The electric flux through a surface is given by the formula:

$$\Phi = \overrightarrow{\mathrm{E}} \cdot \overrightarrow{\mathrm{A}} = |\overrightarrow{\mathrm{E}}||\overrightarrow{\mathrm{A}}|\cos\theta$$

where $$\overrightarrow{\mathrm{E}}$$ is the electric field, $$\overrightarrow{\mathrm{A}}$$ is the area vector (with magnitude equal to the area of the surface and direction perpendicular to the surface, defined by the unit vector $$\hat{n}$$), and $$\theta$$ is the angle between $$\overrightarrow{\mathrm{E}}$$ and $$\overrightarrow{\mathrm{A}}$$. However, when using unit vectors to describe the directions of $$\overrightarrow{\mathrm{E}}$$ and $$\hat{n}$$, the dot product can be used to simplify the calculation as follows:

$$\Phi = \overrightarrow{\mathrm{E}} \cdot \left(\overrightarrow{\mathrm{A}}\right) = (\overrightarrow{\mathrm{E}} \cdot \hat{n})A$$

Given that $$\overrightarrow{\mathrm{E}}=\frac{2 \hat{i}+6 \hat{j}+8 \hat{k}}{\sqrt{6}}$$ and $$\hat{n}=\left(\frac{2 \hat{i}+\hat{j}+\hat{k}}{\sqrt{6}}\right)$$, and the area $$A = 4 \mathrm{m}^2$$, we can substitute them into our formula.

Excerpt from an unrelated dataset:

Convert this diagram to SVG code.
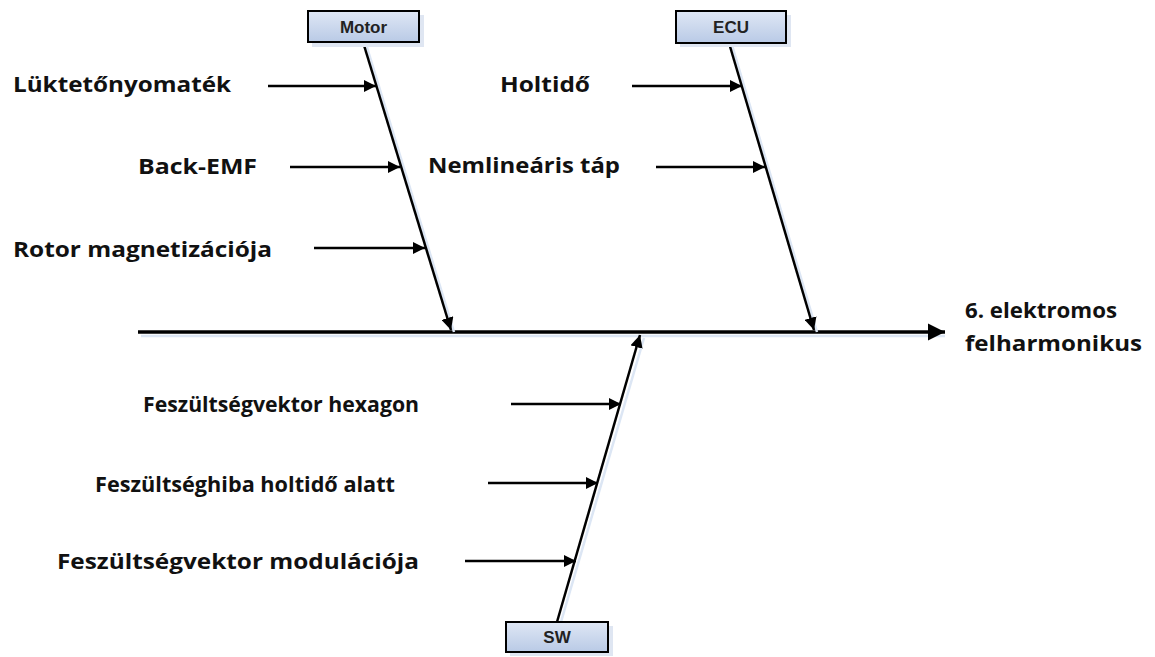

Note that since $$\overrightarrow{\mathrm{A}} = A\hat{n}$$, the magnitude of the area vector is the area of the surface itself. First, let's find $$\overrightarrow{\mathrm{E}} \cdot \hat{n}$$:

$$\overrightarrow{\mathrm{E}} \cdot \hat{n} = \left(\frac{2 \hat{i}+6 \hat{j}+8 \hat{k}}{\sqrt{6}}\right) \cdot \left(\frac{2 \hat{i}+\hat{j}+\hat{k}}{\sqrt{6}}\right)$$

To compute the dot product, we multiply corresponding components and then add them up:

$$\left(\frac{2 \hat{i}+6 \hat{j}+8 \hat{k}}{\sqrt{6}}\right) \cdot \left(\frac{2 \hat{i}+\hat{j}+\hat{k}}{\sqrt{6}}\right) = \frac{1}{6}(2\cdot2 + 6\cdot1 + 8\cdot1)$$

$$= \frac{1}{6}(4 + 6 + 8) = \frac{18}{6} = 3$$

Then, the electric flux through the surface is:

$$\Phi = (\overrightarrow{\mathrm{E}} \cdot \hat{n})A = 3 \times 4 \mathrm{m}^2$$

$$\Phi = 12 \mathrm{Vm}$$

So, the electric flux for that surface is $$12 \mathrm{Vm}$$.